- WRITTEN EXERCISE
Transcribe the listing verbatim. Do not carry over any pictures.

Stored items
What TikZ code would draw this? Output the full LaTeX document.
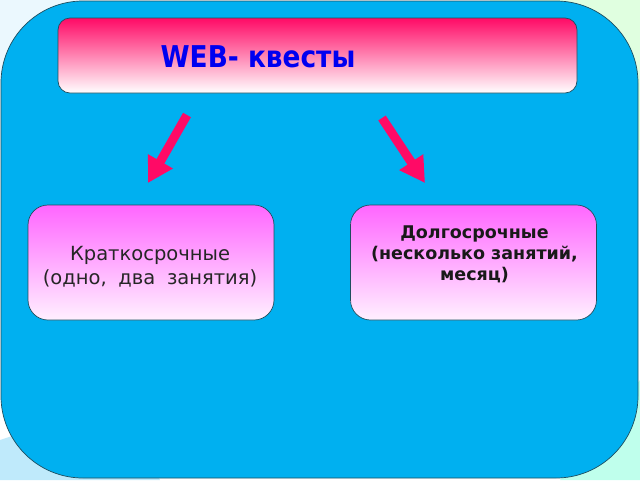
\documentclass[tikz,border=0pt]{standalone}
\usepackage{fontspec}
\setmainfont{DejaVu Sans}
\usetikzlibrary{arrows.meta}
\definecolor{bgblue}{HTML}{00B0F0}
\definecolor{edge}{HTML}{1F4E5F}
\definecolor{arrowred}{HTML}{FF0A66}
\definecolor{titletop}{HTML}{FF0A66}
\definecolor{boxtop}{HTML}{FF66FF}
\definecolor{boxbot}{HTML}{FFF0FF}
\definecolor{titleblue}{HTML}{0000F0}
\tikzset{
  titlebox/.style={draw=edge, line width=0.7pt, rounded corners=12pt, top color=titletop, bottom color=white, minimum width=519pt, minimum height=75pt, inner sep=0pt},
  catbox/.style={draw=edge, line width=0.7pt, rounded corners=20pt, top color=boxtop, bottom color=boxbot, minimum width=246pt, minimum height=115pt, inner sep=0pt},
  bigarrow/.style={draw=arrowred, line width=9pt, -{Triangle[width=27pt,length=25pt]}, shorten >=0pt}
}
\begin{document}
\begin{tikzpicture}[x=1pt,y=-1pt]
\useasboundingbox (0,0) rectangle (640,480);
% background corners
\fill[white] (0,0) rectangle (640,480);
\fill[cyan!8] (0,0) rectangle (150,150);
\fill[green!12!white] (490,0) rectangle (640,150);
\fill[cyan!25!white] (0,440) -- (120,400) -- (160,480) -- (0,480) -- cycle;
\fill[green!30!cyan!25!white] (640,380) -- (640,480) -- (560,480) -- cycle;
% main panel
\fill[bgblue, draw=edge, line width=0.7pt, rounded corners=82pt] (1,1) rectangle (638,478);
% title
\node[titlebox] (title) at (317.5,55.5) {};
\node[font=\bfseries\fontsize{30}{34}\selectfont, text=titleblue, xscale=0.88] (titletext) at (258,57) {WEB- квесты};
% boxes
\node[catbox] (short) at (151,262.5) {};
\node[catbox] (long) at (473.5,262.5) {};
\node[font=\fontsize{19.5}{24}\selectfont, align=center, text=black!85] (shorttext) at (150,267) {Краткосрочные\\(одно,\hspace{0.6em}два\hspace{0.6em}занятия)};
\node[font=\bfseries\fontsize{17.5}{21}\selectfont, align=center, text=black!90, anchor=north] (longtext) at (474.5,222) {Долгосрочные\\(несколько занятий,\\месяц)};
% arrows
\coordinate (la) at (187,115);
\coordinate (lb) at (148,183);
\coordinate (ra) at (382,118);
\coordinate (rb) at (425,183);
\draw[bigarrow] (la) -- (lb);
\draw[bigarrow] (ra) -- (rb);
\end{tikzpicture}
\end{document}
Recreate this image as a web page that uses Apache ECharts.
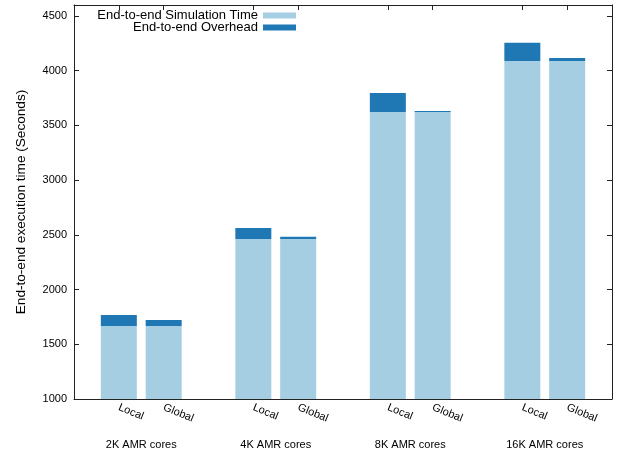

- WRITTEN ANSWER
What TikZ code would draw this? Output the full LaTeX document.
\documentclass[tikz,border=0pt]{standalone}
\usepackage{fontspec}
\setmainfont{DejaVu Sans}
\usetikzlibrary{arrows.meta}
\definecolor{bgblue}{HTML}{00B0F0}
\definecolor{edge}{HTML}{1F4E5F}
\definecolor{arrowred}{HTML}{FF0A66}
\definecolor{titletop}{HTML}{FF0A66}
\definecolor{boxtop}{HTML}{FF66FF}
\definecolor{boxbot}{HTML}{FFF0FF}
\definecolor{titleblue}{HTML}{0000F0}
\tikzset{
  titlebox/.style={draw=edge, line width=0.7pt, rounded corners=12pt, top color=titletop, bottom color=white, minimum width=519pt, minimum height=75pt, inner sep=0pt},
  catbox/.style={draw=edge, line width=0.7pt, rounded corners=20pt, top color=boxtop, bottom color=boxbot, minimum width=246pt, minimum height=115pt, inner sep=0pt},
  bigarrow/.style={draw=arrowred, line width=9pt, -{Triangle[width=27pt,length=25pt]}, shorten >=0pt}
}
\begin{document}
\begin{tikzpicture}[x=1pt,y=-1pt]
\useasboundingbox (0,0) rectangle (640,480);
% background corners
\fill[white] (0,0) rectangle (640,480);
\fill[cyan!8] (0,0) rectangle (150,150);
\fill[green!12!white] (490,0) rectangle (640,150);
\fill[cyan!25!white] (0,440) -- (120,400) -- (160,480) -- (0,480) -- cycle;
\fill[green!30!cyan!25!white] (640,380) -- (640,480) -- (560,480) -- cycle;
% main panel
\fill[bgblue, draw=edge, line width=0.7pt, rounded corners=82pt] (1,1) rectangle (638,478);
% title
\node[titlebox] (title) at (317.5,55.5) {};
\node[font=\bfseries\fontsize{30}{34}\selectfont, text=titleblue, xscale=0.88] (titletext) at (258,57) {WEB- квесты};
% boxes
\node[catbox] (short) at (151,262.5) {};
\node[catbox] (long) at (473.5,262.5) {};
\node[font=\fontsize{19.5}{24}\selectfont, align=center, text=black!85] (shorttext) at (150,267) {Краткосрочные\\(одно,\hspace{0.6em}два\hspace{0.6em}занятия)};
\node[font=\bfseries\fontsize{17.5}{21}\selectfont, align=center, text=black!90, anchor=north] (longtext) at (474.5,222) {Долгосрочные\\(несколько занятий,\\месяц)};
% arrows
\coordinate (la) at (187,115);
\coordinate (lb) at (148,183);
\coordinate (ra) at (382,118);
\coordinate (rb) at (425,183);
\draw[bigarrow] (la) -- (lb);
\draw[bigarrow] (ra) -- (rb);
\end{tikzpicture}
\end{document}
Recreate this image as a web page that uses Apache ECharts.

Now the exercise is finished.